Source excerpt:
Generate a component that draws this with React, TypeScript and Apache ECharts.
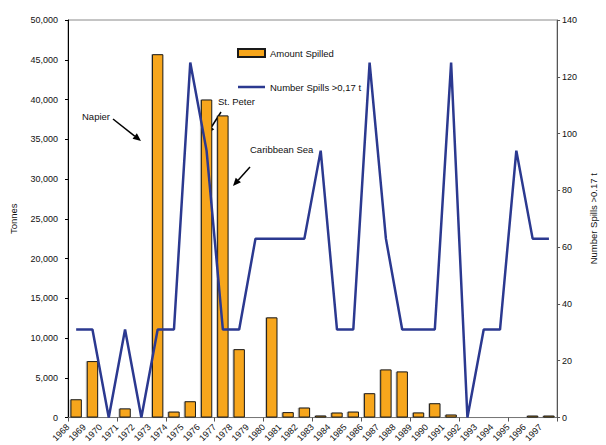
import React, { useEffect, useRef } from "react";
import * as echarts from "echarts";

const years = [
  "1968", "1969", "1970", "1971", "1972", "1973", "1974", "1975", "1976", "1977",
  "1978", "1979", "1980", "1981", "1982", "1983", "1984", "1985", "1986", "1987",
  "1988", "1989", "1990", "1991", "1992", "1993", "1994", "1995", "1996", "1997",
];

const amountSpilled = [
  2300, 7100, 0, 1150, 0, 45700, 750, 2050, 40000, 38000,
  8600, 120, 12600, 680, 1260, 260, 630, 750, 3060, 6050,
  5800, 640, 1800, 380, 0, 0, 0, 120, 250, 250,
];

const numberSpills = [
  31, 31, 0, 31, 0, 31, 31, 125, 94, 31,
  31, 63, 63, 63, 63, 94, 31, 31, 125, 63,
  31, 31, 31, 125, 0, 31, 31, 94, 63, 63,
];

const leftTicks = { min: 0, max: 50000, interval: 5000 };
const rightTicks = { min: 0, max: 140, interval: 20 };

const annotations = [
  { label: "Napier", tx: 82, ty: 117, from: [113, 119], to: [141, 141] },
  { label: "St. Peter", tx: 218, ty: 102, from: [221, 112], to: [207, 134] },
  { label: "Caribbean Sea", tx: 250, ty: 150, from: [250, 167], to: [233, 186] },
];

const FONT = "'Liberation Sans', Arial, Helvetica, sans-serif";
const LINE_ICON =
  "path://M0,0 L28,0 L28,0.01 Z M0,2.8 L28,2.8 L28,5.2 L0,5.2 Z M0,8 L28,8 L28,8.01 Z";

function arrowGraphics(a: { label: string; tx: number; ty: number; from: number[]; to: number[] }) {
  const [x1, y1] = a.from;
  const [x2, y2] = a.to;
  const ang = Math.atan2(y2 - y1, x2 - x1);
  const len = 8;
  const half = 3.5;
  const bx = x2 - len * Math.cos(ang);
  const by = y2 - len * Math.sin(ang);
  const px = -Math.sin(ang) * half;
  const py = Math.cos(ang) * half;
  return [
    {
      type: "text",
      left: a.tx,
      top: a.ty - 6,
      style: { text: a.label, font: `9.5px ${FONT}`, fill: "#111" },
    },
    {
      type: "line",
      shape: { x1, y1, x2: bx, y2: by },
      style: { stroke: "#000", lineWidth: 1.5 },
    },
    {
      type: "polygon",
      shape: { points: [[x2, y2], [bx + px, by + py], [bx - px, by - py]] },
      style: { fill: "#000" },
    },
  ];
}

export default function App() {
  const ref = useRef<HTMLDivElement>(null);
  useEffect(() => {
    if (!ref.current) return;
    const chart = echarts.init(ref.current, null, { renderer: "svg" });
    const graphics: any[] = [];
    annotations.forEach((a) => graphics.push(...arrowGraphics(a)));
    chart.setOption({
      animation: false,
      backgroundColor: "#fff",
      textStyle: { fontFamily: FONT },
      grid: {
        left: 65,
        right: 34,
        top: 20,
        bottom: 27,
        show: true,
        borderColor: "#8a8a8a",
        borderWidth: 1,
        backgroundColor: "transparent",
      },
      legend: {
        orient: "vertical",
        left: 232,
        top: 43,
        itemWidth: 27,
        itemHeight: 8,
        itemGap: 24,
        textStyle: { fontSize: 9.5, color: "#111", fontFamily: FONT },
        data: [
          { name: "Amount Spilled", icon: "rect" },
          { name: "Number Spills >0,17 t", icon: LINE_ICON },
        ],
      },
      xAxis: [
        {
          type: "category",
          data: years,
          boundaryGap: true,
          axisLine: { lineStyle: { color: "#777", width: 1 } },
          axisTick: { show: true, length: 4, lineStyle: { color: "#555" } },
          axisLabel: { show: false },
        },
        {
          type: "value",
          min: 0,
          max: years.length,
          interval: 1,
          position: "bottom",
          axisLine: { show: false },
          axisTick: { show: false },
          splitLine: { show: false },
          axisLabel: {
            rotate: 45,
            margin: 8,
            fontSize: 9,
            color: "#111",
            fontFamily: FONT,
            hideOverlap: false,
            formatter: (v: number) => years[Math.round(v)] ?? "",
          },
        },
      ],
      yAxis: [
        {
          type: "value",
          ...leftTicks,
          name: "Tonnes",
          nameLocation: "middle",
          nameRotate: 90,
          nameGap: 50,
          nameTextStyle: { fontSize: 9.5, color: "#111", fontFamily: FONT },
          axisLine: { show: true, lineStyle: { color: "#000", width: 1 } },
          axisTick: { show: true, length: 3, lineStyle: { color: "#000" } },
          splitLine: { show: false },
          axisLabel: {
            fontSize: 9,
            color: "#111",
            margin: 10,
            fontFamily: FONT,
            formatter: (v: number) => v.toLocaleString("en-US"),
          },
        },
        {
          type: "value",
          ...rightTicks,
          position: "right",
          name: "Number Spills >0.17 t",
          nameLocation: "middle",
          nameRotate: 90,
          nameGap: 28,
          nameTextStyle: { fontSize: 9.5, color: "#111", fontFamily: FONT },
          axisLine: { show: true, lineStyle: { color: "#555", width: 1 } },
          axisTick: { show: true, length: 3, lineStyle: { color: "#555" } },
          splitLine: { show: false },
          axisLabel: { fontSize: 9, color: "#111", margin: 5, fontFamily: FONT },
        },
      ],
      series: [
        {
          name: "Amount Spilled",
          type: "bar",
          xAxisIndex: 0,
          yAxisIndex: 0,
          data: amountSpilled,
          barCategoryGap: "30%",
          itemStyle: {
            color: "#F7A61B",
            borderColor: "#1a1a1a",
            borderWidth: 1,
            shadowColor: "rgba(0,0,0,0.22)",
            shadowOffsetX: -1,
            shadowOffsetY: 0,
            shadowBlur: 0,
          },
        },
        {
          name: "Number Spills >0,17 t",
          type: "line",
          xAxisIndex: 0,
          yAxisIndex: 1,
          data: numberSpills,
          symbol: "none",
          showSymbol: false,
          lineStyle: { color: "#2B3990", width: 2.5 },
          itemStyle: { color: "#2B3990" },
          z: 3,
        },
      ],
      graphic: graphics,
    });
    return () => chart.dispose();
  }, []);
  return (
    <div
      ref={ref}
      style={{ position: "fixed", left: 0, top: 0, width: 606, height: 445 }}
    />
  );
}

The request: Leave out the pictures and print every line of the data exactly.

The response:
Generate a component that draws this with React, TypeScript and Apache ECharts.
import React, { useEffect, useRef } from "react";
import * as echarts from "echarts";

const years = [
  "1968", "1969", "1970", "1971", "1972", "1973", "1974", "1975", "1976", "1977",
  "1978", "1979", "1980", "1981", "1982", "1983", "1984", "1985", "1986", "1987",
  "1988", "1989", "1990", "1991", "1992", "1993", "1994", "1995", "1996", "1997",
];

const amountSpilled = [
  2300, 7100, 0, 1150, 0, 45700, 750, 2050, 40000, 38000,
  8600, 120, 12600, 680, 1260, 260, 630, 750, 3060, 6050,
  5800, 640, 1800, 380, 0, 0, 0, 120, 250, 250,
];

const numberSpills = [
  31, 31, 0, 31, 0, 31, 31, 125, 94, 31,
  31, 63, 63, 63, 63, 94, 31, 31, 125, 63,
  31, 31, 31, 125, 0, 31, 31, 94, 63, 63,
];

const leftTicks = { min: 0, max: 50000, interval: 5000 };
const rightTicks = { min: 0, max: 140, interval: 20 };

const annotations = [
  { label: "Napier", tx: 82, ty: 117, from: [113, 119], to: [141, 141] },
  { label: "St. Peter", tx: 218, ty: 102, from: [221, 112], to: [207, 134] },
  { label: "Caribbean Sea", tx: 250, ty: 150, from: [250, 167], to: [233, 186] },
];

const FONT = "'Liberation Sans', Arial, Helvetica, sans-serif";
const LINE_ICON =
  "path://M0,0 L28,0 L28,0.01 Z M0,2.8 L28,2.8 L28,5.2 L0,5.2 Z M0,8 L28,8 L28,8.01 Z";

function arrowGraphics(a: { label: string; tx: number; ty: number; from: number[]; to: number[] }) {
  const [x1, y1] = a.from;
  const [x2, y2] = a.to;
  const ang = Math.atan2(y2 - y1, x2 - x1);
  const len = 8;
  const half = 3.5;
  const bx = x2 - len * Math.cos(ang);
  const by = y2 - len * Math.sin(ang);
  const px = -Math.sin(ang) * half;
  const py = Math.cos(ang) * half;
  return [
    {
      type: "text",
      left: a.tx,
      top: a.ty - 6,
      style: { text: a.label, font: `9.5px ${FONT}`, fill: "#111" },
    },
    {
      type: "line",
      shape: { x1, y1, x2: bx, y2: by },
      style: { stroke: "#000", lineWidth: 1.5 },
    },
    {
      type: "polygon",
      shape: { points: [[x2, y2], [bx + px, by + py], [bx - px, by - py]] },
      style: { fill: "#000" },
    },
  ];
}

export default function App() {
  const ref = useRef<HTMLDivElement>(null);
  useEffect(() => {
    if (!ref.current) return;
    const chart = echarts.init(ref.current, null, { renderer: "svg" });
    const graphics: any[] = [];
    annotations.forEach((a) => graphics.push(...arrowGraphics(a)));
    chart.setOption({
      animation: false,
      backgroundColor: "#fff",
      textStyle: { fontFamily: FONT },
      grid: {
        left: 65,
        right: 34,
        top: 20,
        bottom: 27,
        show: true,
        borderColor: "#8a8a8a",
        borderWidth: 1,
        backgroundColor: "transparent",
      },
      legend: {
        orient: "vertical",
        left: 232,
        top: 43,
        itemWidth: 27,
        itemHeight: 8,
        itemGap: 24,
        textStyle: { fontSize: 9.5, color: "#111", fontFamily: FONT },
        data: [
          { name: "Amount Spilled", icon: "rect" },
          { name: "Number Spills >0,17 t", icon: LINE_ICON },
        ],
      },
      xAxis: [
        {
          type: "category",
          data: years,
          boundaryGap: true,
          axisLine: { lineStyle: { color: "#777", width: 1 } },
          axisTick: { show: true, length: 4, lineStyle: { color: "#555" } },
          axisLabel: { show: false },
        },
        {
          type: "value",
          min: 0,
          max: years.length,
          interval: 1,
          position: "bottom",
          axisLine: { show: false },
          axisTick: { show: false },
          splitLine: { show: false },
          axisLabel: {
            rotate: 45,
            margin: 8,
            fontSize: 9,
            color: "#111",
            fontFamily: FONT,
            hideOverlap: false,
            formatter: (v: number) => years[Math.round(v)] ?? "",
          },
        },
      ],
      yAxis: [
        {
          type: "value",
          ...leftTicks,
          name: "Tonnes",
          nameLocation: "middle",
          nameRotate: 90,
          nameGap: 50,
          nameTextStyle: { fontSize: 9.5, color: "#111", fontFamily: FONT },
          axisLine: { show: true, lineStyle: { color: "#000", width: 1 } },
          axisTick: { show: true, length: 3, lineStyle: { color: "#000" } },
          splitLine: { show: false },
          axisLabel: {
            fontSize: 9,
            color: "#111",
            margin: 10,
            fontFamily: FONT,
            formatter: (v: number) => v.toLocaleString("en-US"),
          },
        },
        {
          type: "value",
          ...rightTicks,
          position: "right",
          name: "Number Spills >0.17 t",
          nameLocation: "middle",
          nameRotate: 90,
          nameGap: 28,
          nameTextStyle: { fontSize: 9.5, color: "#111", fontFamily: FONT },
          axisLine: { show: true, lineStyle: { color: "#555", width: 1 } },
          axisTick: { show: true, length: 3, lineStyle: { color: "#555" } },
          splitLine: { show: false },
          axisLabel: { fontSize: 9, color: "#111", margin: 5, fontFamily: FONT },
        },
      ],
      series: [
        {
          name: "Amount Spilled",
          type: "bar",
          xAxisIndex: 0,
          yAxisIndex: 0,
          data: amountSpilled,
          barCategoryGap: "30%",
          itemStyle: {
            color: "#F7A61B",
            borderColor: "#1a1a1a",
            borderWidth: 1,
            shadowColor: "rgba(0,0,0,0.22)",
            shadowOffsetX: -1,
            shadowOffsetY: 0,
            shadowBlur: 0,
          },
        },
        {
          name: "Number Spills >0,17 t",
          type: "line",
          xAxisIndex: 0,
          yAxisIndex: 1,
          data: numberSpills,
          symbol: "none",
          showSymbol: false,
          lineStyle: { color: "#2B3990", width: 2.5 },
          itemStyle: { color: "#2B3990" },
          z: 3,
        },
      ],
      graphic: graphics,
    });
    return () => chart.dispose();
  }, []);
  return (
    <div
      ref={ref}
      style={{ position: "fixed", left: 0, top: 0, width: 606, height: 445 }}
    />
  );
}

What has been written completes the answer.